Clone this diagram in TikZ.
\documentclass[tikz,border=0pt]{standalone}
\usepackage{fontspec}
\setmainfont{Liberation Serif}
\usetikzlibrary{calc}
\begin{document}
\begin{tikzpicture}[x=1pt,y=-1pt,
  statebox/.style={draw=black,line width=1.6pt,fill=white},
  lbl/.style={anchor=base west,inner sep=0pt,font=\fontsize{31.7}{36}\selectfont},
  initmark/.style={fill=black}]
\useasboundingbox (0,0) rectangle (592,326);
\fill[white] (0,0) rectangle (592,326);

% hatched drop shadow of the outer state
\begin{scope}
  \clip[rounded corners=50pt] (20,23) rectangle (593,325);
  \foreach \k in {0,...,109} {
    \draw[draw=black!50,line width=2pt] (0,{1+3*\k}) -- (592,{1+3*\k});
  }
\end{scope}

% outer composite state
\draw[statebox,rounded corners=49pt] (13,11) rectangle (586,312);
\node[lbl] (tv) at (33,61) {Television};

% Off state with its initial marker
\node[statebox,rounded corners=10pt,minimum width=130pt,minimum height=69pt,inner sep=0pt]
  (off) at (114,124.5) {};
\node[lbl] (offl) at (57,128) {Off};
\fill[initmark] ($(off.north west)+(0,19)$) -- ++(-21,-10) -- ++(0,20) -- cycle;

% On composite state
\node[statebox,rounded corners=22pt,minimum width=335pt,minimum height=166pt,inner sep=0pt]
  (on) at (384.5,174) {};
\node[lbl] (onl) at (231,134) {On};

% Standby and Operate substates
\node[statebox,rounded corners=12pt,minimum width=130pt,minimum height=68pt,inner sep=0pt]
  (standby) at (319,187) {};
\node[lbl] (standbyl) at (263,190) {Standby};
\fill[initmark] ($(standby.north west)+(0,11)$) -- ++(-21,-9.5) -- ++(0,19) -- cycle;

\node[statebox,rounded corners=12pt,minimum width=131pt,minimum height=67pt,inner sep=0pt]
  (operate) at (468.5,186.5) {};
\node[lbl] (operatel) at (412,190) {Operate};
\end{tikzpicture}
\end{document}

[Exercise brief]
Each line of the material must be restated exactly.

[Solution to this problem]
Clone this diagram in TikZ.
\documentclass[tikz,border=0pt]{standalone}
\usepackage{fontspec}
\setmainfont{Liberation Serif}
\usetikzlibrary{calc}
\begin{document}
\begin{tikzpicture}[x=1pt,y=-1pt,
  statebox/.style={draw=black,line width=1.6pt,fill=white},
  lbl/.style={anchor=base west,inner sep=0pt,font=\fontsize{31.7}{36}\selectfont},
  initmark/.style={fill=black}]
\useasboundingbox (0,0) rectangle (592,326);
\fill[white] (0,0) rectangle (592,326);

% hatched drop shadow of the outer state
\begin{scope}
  \clip[rounded corners=50pt] (20,23) rectangle (593,325);
  \foreach \k in {0,...,109} {
    \draw[draw=black!50,line width=2pt] (0,{1+3*\k}) -- (592,{1+3*\k});
  }
\end{scope}

% outer composite state
\draw[statebox,rounded corners=49pt] (13,11) rectangle (586,312);
\node[lbl] (tv) at (33,61) {Television};

% Off state with its initial marker
\node[statebox,rounded corners=10pt,minimum width=130pt,minimum height=69pt,inner sep=0pt]
  (off) at (114,124.5) {};
\node[lbl] (offl) at (57,128) {Off};
\fill[initmark] ($(off.north west)+(0,19)$) -- ++(-21,-10) -- ++(0,20) -- cycle;

% On composite state
\node[statebox,rounded corners=22pt,minimum width=335pt,minimum height=166pt,inner sep=0pt]
  (on) at (384.5,174) {};
\node[lbl] (onl) at (231,134) {On};

% Standby and Operate substates
\node[statebox,rounded corners=12pt,minimum width=130pt,minimum height=68pt,inner sep=0pt]
  (standby) at (319,187) {};
\node[lbl] (standbyl) at (263,190) {Standby};
\fill[initmark] ($(standby.north west)+(0,11)$) -- ++(-21,-9.5) -- ++(0,19) -- cycle;

\node[statebox,rounded corners=12pt,minimum width=131pt,minimum height=67pt,inner sep=0pt]
  (operate) at (468.5,186.5) {};
\node[lbl] (operatel) at (412,190) {Operate};
\end{tikzpicture}
\end{document}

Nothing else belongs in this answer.